For contest updates and full information on FC2’s mission, history, aesthetic commitments, authors, events, and books, please visit the website at: http://fc2.org.
Deadlines
Contest entries will be accepted beginning 15 August. All entries must be submitted no later than 1 November. The winner will be announced in May 2012.
Prize
The Prize includes $15,000 and publication by FC2, an imprint of the University of Alabama Press. In the unlikely event that no suitable manuscript is found among entries in a given year, FC2 reserves the right not to award a prize.
Guidelines
1) Submit a previously unpublished manuscript of any length through our electronic submissions manager. Electronic submissions only.
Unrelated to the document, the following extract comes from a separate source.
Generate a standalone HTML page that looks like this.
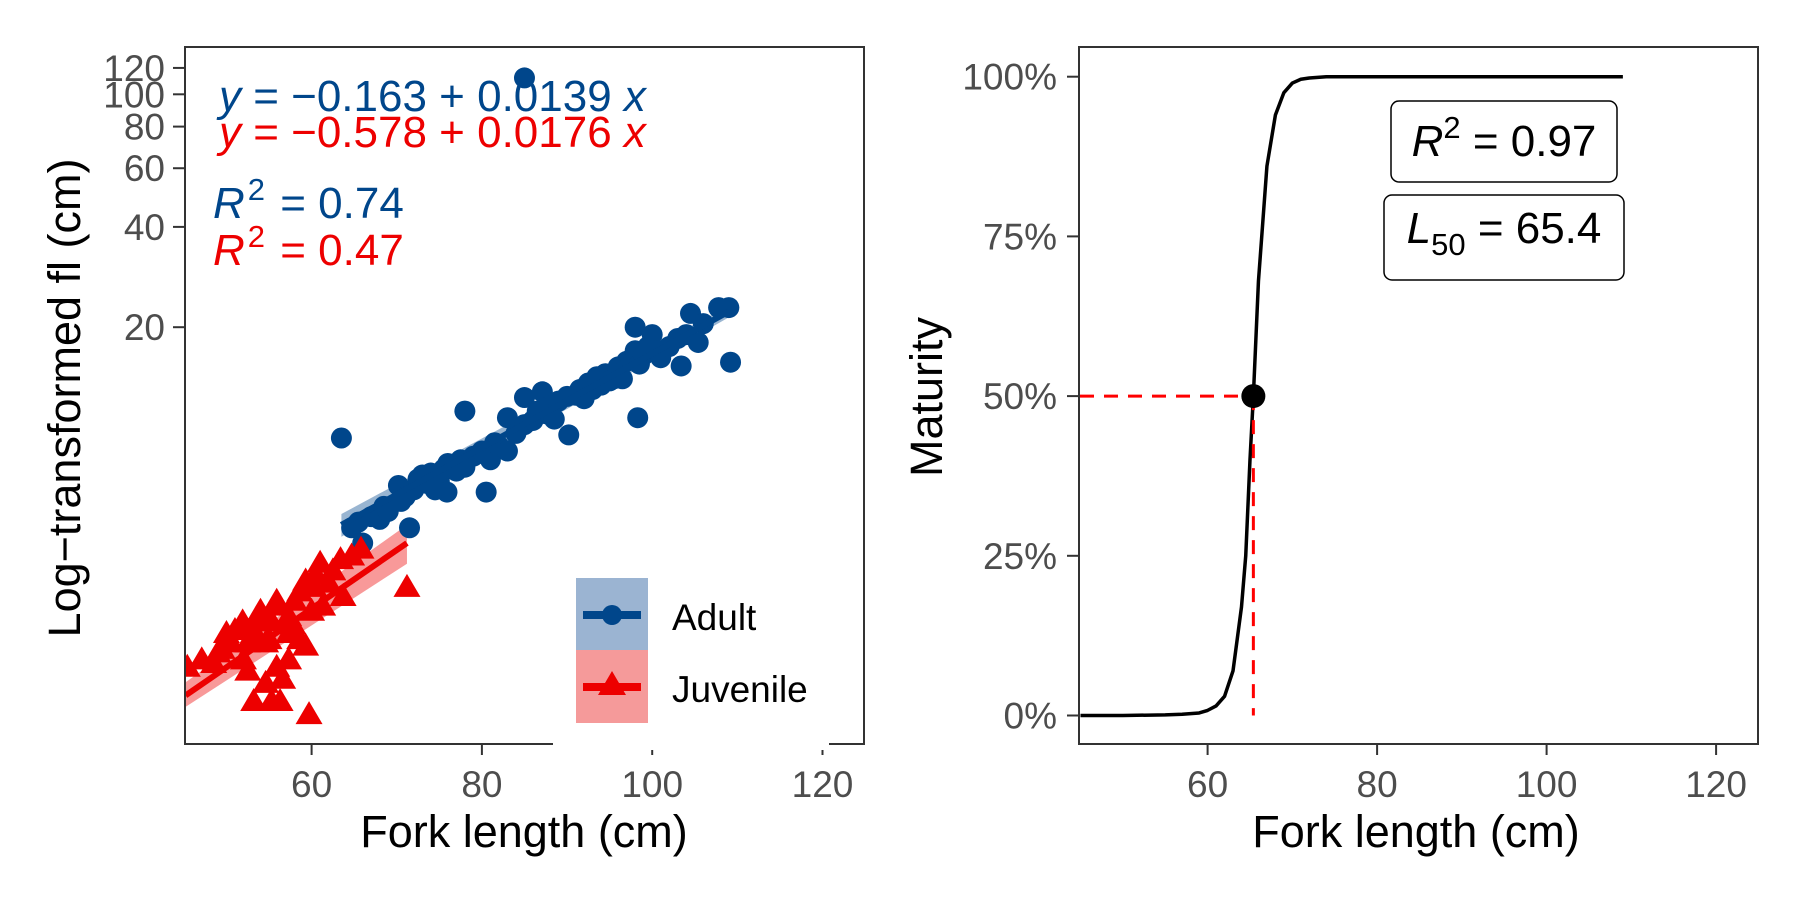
<!DOCTYPE html>
<html><head><meta charset="utf-8"><style>
html,body{margin:0;padding:0;background:#fff}
svg{display:block;font-family:"Liberation Sans",Arial,sans-serif}
</style></head><body>
<svg id="fig" width="1800" height="900" viewBox="0 0 1800 900" xmlns="http://www.w3.org/2000/svg">
<g id="left"></g>
<g id="right"></g>
</svg>
<script>
// ---- Left panel data ----
const adultFork = [64.7,66,65.5,67,68,68.5,69,70.2,70.5,71.5,71,72,72.5,73,73.5,74,74.5,75,75.9,75.5,76,77,77.5,78,78,79,80,80.5,81,81.5,82,83,83,84,85,85,86,86.5,87.1,87.5,88,88.5,89,90.2,90,91,91.5,92,92.5,93,93.5,94,94.5,95,95.5,96,96.5,97,97.5,98,98,98.3,98.5,99,99.5,100,100.5,101,102,103,103.4,104,104.5,105.4,106,107.8,109,109.2,63.5,85];
const adultVal  = [5.0,4.5,5.2,5.4,5.3,5.8,5.6,6.7,6.0,5.0,6.2,6.5,7.0,7.2,6.8,7.3,6.5,6.9,6.4,7.5,7.8,7.4,8.0,7.6,11.2,8.2,8.5,6.4,8.0,9.0,8.8,10.7,8.5,9.6,12.3,10.2,10.5,11.2,12.8,11.0,11.6,10.6,12.0,9.5,12.4,12.5,13.0,12.2,13.6,13.0,14.2,13.4,14.5,13.8,14.0,15.2,14.0,15.8,16.0,17.0,20,10.7,15.5,16.5,17.5,19,17.0,16.2,17.5,18.5,15.3,19.0,22,18,20.5,22.9,22.9,15.7,9.3,112];
const juvFork = [71.2,59.7,53.2,55.3,56.3,52.5,54.6,56.6,57.3,59.3,45.4,47.1,48.5,50.5,51.9,53.9,55.9,58.6,61,63.4,62,63.7,60,57.3,54.6,52.5,49.5,61.3,64.7,65.8,58.6,55.9,60.3,59.3,53.2,55.3,57.3,50,51,53,54,56,58,60.5,62.5,49,52,55,57.8];
const juvVal  = [3.3,1.37,1.5,1.5,1.5,1.85,1.7,1.75,2.0,2.2,1.9,2.0,1.95,2.25,2.6,2.65,3.0,3.2,3.9,4.0,3.4,3.1,2.8,2.4,2.25,2.25,2.15,2.9,4.1,4.3,2.3,1.9,3.3,3.45,2.35,2.6,2.7,2.4,2.45,2.5,2.8,2.9,3.0,3.6,3.7,2.1,2.0,2.3,2.55];
const adultFitX = [63.5,109];
const adultFitY = [5.1,22.3];
const adultBandLo = [4.7,21.4];
const adultBandHi = [5.5,23.2];
const juvFitX = [45.2,71.2];
const juvFitY = [1.57,4.5];
const juvBandLo = [1.45,3.9];
const juvBandHi = [1.72,5.1];
const leftXTicks = [60,80,100,120];
const leftYTicks = [20,40,60,80,100,120];

// ---- Right panel data ----
const curveX = [45,50,55,57,59,60,61,62,63,64,64.5,65,65.4,66,66.5,67,68,69,70,71,72,74,76,80,90,100,109];
const curveP = [0,0,0.001,0.002,0.004,0.008,0.015,0.03,0.07,0.17,0.25,0.4,0.5,0.68,0.77,0.86,0.94,0.975,0.99,0.996,0.998,1,1,1,1,1,1];
const L50 = [65.4];
const rightXTicks = [60,80,100,120];
const rightYTicks = [0,0.25,0.5,0.75,1];
const rightYLabels = ["0%","25%","50%","75%","100%"];

const NS="http://www.w3.org/2000/svg";
function mk(parent,tag,attrs,text){const e=document.createElementNS(NS,tag);for(const k in attrs)e.setAttribute(k,attrs[k]);if(text!==undefined)e.textContent=text;parent.appendChild(e);return e;}
const BLUE="#00468B",RED="#ED0000",AX="#333333",TK="#4D4D4D";

// Left scales
const lx = v => 311.6 + (v-60)*8.515;
const ly = v => 327.2 - 100.3*Math.log2(v/20);
const L = document.getElementById('left');
function band(xs,lo,hi,col,name){const pts=`${lx(xs[0])},${ly(lo[0])} ${lx(xs[1])},${ly(lo[1])} ${lx(xs[1])},${ly(hi[1])} ${lx(xs[0])},${ly(hi[0])}`;
 const p=mk(L,'polygon',{points:pts,fill:col,'fill-opacity':0.4});
 
 }
band(adultFitX,adultBandLo,adultBandHi,BLUE,'adult-confidence-band');
band(juvFitX,juvBandLo,juvBandHi,RED,'juvenile-confidence-band');
adultFork.forEach((f,i)=>{const c=mk(L,'circle',{cx:lx(f),cy:ly(adultVal[i]),r:10.5,fill:BLUE});
 
 });
juvFork.forEach((f,i)=>{const x=lx(f),y=ly(juvVal[i]);const t=mk(L,'polygon',{points:`${x},${y-14} ${x-13.5},${y+9} ${x+13.5},${y+9}`,fill:RED});
 
 });
const al=mk(L,'line',{x1:lx(adultFitX[0]),y1:ly(adultFitY[0]),x2:lx(adultFitX[1]),y2:ly(adultFitY[1]),stroke:BLUE,'stroke-width':6});


const jl=mk(L,'line',{x1:lx(juvFitX[0]),y1:ly(juvFitY[0]),x2:lx(juvFitX[1]),y2:ly(juvFitY[1]),stroke:RED,'stroke-width':6});


mk(L,'rect',{x:0,y:0,width:184,height:900,fill:'#fff'});
const lb=mk(L,'rect',{x:185,y:47,width:679,height:697,fill:'none',stroke:AX,'stroke-width':2});


leftXTicks.forEach(t=>{mk(L,'line',{x1:lx(t),y1:744,x2:lx(t),y2:755,stroke:AX,'stroke-width':2});
 const tx=mk(L,'text',{x:lx(t),y:797,'text-anchor':'middle','font-size':37,fill:TK},String(t));
 
 });
leftYTicks.forEach(t=>{mk(L,'line',{x1:173,y1:ly(t),x2:185,y2:ly(t),stroke:AX,'stroke-width':2});
 const tx=mk(L,'text',{x:165,y:ly(t)+13,'text-anchor':'end','font-size':37,fill:TK},String(t));
 
 });
const lg=mk(L,'g',{});


mk(lg,'rect',{x:553,y:560,width:276,height:190,fill:'#fff'});
mk(lg,'rect',{x:576,y:578,width:72,height:72,fill:'#9BB4D2'});
mk(lg,'rect',{x:576,y:650,width:72,height:73,fill:'#F59A9A'});
mk(lg,'line',{x1:583,y1:615,x2:641,y2:615,stroke:BLUE,'stroke-width':8});
mk(lg,'circle',{cx:612,cy:615,r:10,fill:BLUE});
mk(lg,'line',{x1:583,y1:687,x2:641,y2:687,stroke:RED,'stroke-width':8});
mk(lg,'polygon',{points:'612,671 598,695 626,695',fill:RED});
const le1=mk(lg,'text',{x:672,y:630,'font-size':37,fill:'#000'},'Adult');


const le2=mk(lg,'text',{x:672,y:702,'font-size':37,fill:'#000'},'Juvenile');


function eq(y,col,parts,name){const t=mk(L,'text',{x:219,y:y,'font-size':44,fill:col});
 
 
 t.innerHTML=parts;}
eq(111,BLUE,'<tspan font-style="italic">y</tspan> = −0.163 + 0.0139 <tspan font-style="italic">x</tspan>','adult-equation');
eq(147,RED,'<tspan font-style="italic">y</tspan> = −0.578 + 0.0176 <tspan font-style="italic">x</tspan>','juvenile-equation');
function r2(y,col,val,name){const t=mk(L,'text',{x:213,y:y,'font-size':44,fill:col});
 
 
 t.innerHTML='<tspan font-style="italic">R</tspan><tspan font-size="31" dy="-18" dx="3">2</tspan><tspan dy="18" dx="3"> = '+val+'</tspan>';}
r2(218,BLUE,'0.74','adult-r-squared');
r2(265,RED,'0.47','juvenile-r-squared');
const xt=mk(L,'text',{x:524,y:847,'text-anchor':'middle','font-size':45,fill:'#000'},'Fork length (cm)');


const yt=mk(L,'text',{x:0,y:0,'text-anchor':'middle','font-size':45,fill:'#000',transform:'translate(80,398) rotate(-90)'},'Log−transformed fl (cm)');



// Right panel
const rx = v => 1207.6 + (v-60)*8.475;
const ry = p => 715.5 - p*638.8;
const R = document.getElementById('right');
const rb=mk(R,'rect',{x:1079,y:47,width:679,height:697,fill:'none',stroke:AX,'stroke-width':2});


rightXTicks.forEach(t=>{mk(R,'line',{x1:rx(t),y1:744,x2:rx(t),y2:755,stroke:AX,'stroke-width':2});
 const tx=mk(R,'text',{x:rx(t),y:797,'text-anchor':'middle','font-size':37,fill:TK},String(t));
 
 });
rightYTicks.forEach((t,i)=>{mk(R,'line',{x1:1067,y1:ry(t),x2:1079,y2:ry(t),stroke:AX,'stroke-width':2});
 const tx=mk(R,'text',{x:1057,y:ry(t)+13,'text-anchor':'end','font-size':37,fill:TK},rightYLabels[i]);
 
 });
let d='';curveX.forEach((x,i)=>{const px=Math.max(rx(x),1080);d+=(i?'L':'M')+px+','+ry(curveP[i]);});
const cv=mk(R,'path',{d:d,fill:'none',stroke:'#000','stroke-width':3.5,'stroke-linejoin':'round'});


const hx=mk(R,'line',{x1:1080,y1:ry(0.5),x2:rx(L50[0]),y2:ry(0.5),stroke:'#FF0000','stroke-width':3,'stroke-dasharray':'14 10'});


const vx=mk(R,'line',{x1:rx(L50[0]),y1:ry(0.5),x2:rx(L50[0]),y2:ry(0),stroke:'#FF0000','stroke-width':3,'stroke-dasharray':'14 10'});


const pt=mk(R,'circle',{cx:rx(L50[0]),cy:ry(0.5),r:12,fill:'#000'});


const b1=mk(R,'rect',{x:1391,y:101,width:226,height:81,rx:8,fill:'#fff',stroke:'#000','stroke-width':1.5});


const t1=mk(R,'text',{x:1504,y:156,'text-anchor':'middle','font-size':44,fill:'#000'});
t1.innerHTML='<tspan font-style="italic">R</tspan><tspan font-size="31" dy="-18">2</tspan><tspan dy="18"> = 0.97</tspan>';


const b2=mk(R,'rect',{x:1384,y:195,width:240,height:85,rx:8,fill:'#fff',stroke:'#000','stroke-width':1.5});


const t2=mk(R,'text',{x:1504,y:243,'text-anchor':'middle','font-size':44,fill:'#000'});
t2.innerHTML='<tspan font-style="italic">L</tspan><tspan font-size="31" dy="12">50</tspan><tspan dy="-12"> = 65.4</tspan>';


const xt2=mk(R,'text',{x:1416,y:847,'text-anchor':'middle','font-size':45,fill:'#000'},'Fork length (cm)');


const yt2=mk(R,'text',{x:0,y:0,'text-anchor':'middle','font-size':45,fill:'#000',transform:'translate(942,397) rotate(-90)'},'Maturity');


</script>
</body></html>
2) The manuscript must be anonymous. The author’s name or address must not appear anywhere on the manuscript. The title page should contain the title of the manuscript only. Pages should be numbered consecutively. Files should be uploaded as a MS Word document or PDF.
3) Please include a cover letter/biography with your name, contact information, and a list of three previously published works of fiction with ISBN’s and publishers in the space allotted on the submission form.
4) Include a $25 submission fee. Submission of more than one manuscript is permissible if each manuscript is submitted separately and accompanied by a $25 submission fee. Simultaneous submissions to other publishers are permitted, but FC2 must be notified immediately if the manuscript is accepted elsewhere.
CLMP Contest Ethics Code
CLMP's community of independent literary publishers believes that ethical contests serve our shared goal: to connect writers and readers by publishing exceptional writing. We believe that intent to act ethically, clarity of guidelines, and transparency of process form the foundation of an ethical contest. To that end, we agree to:
1) conduct our contests as ethically as possible and to address any unethical behavior on the part of our readers, judges, or editors.
2) provide clear and specific contest guidelines—defining conflict of interest for all parties involved.
3) make the mechanics of our selection process available to the public. This Code recognizes that different contest models produce different results, but that each model can be run ethically.